Saturday, June 15, 2013

Review: World War Z (Marc Forster, 2013)

World War Z’s journey to the screen has been plagued with issues – a ballooning budget and a seven week re-shoot following a re-written final act – but thankfully there are few signs of such production problems and plenty to admire about Marc Forster’s (Finding Neverland, Quantum of Solace) high-energy film. From my understanding of Max Brooks’ novel – an oral history of a Zombie war – that inspired the film, this is something else entirely.

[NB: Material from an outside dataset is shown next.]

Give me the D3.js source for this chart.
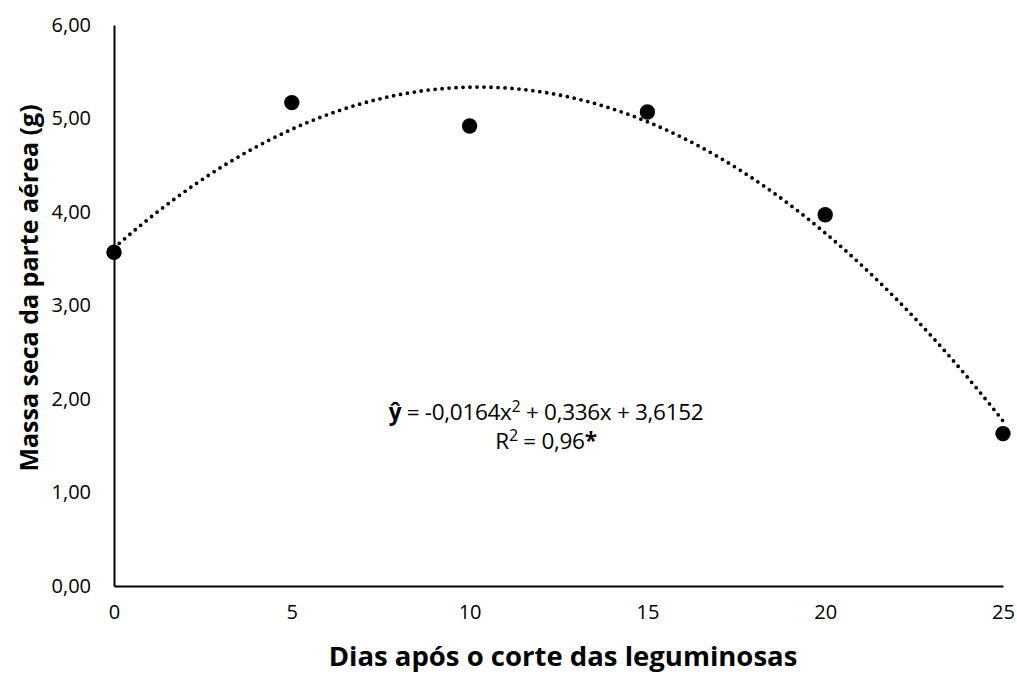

I found it to be a frighteningly visceral portrayal of a ‘Zombie-pocalypse’ in the vein of a scientific disaster film.


Moving at a frenetic pace this is a relentlessly intense experience with huge scale production. Within mere minutes we are already witnessing the ferocious outbreak. Gerry Lane (Brad Pitt), a former United Nations employee, his wife Karen (Mireille Enos) and children find themselves embroiled in mob panic as a Zombie outbreak quickly spreads. They manage to escape in a camper van and make it to Newark where they are extracted by Lane’s former UN colleague and lay low in a rundown apartment block. From there Gerry is coerced into representing the UN and traverses the Globe – from South Korea, to Israel and finally to a World Health Organisation lab in Wales – in search of a means to save what is left of humanity, while his family are kept under Navy protection.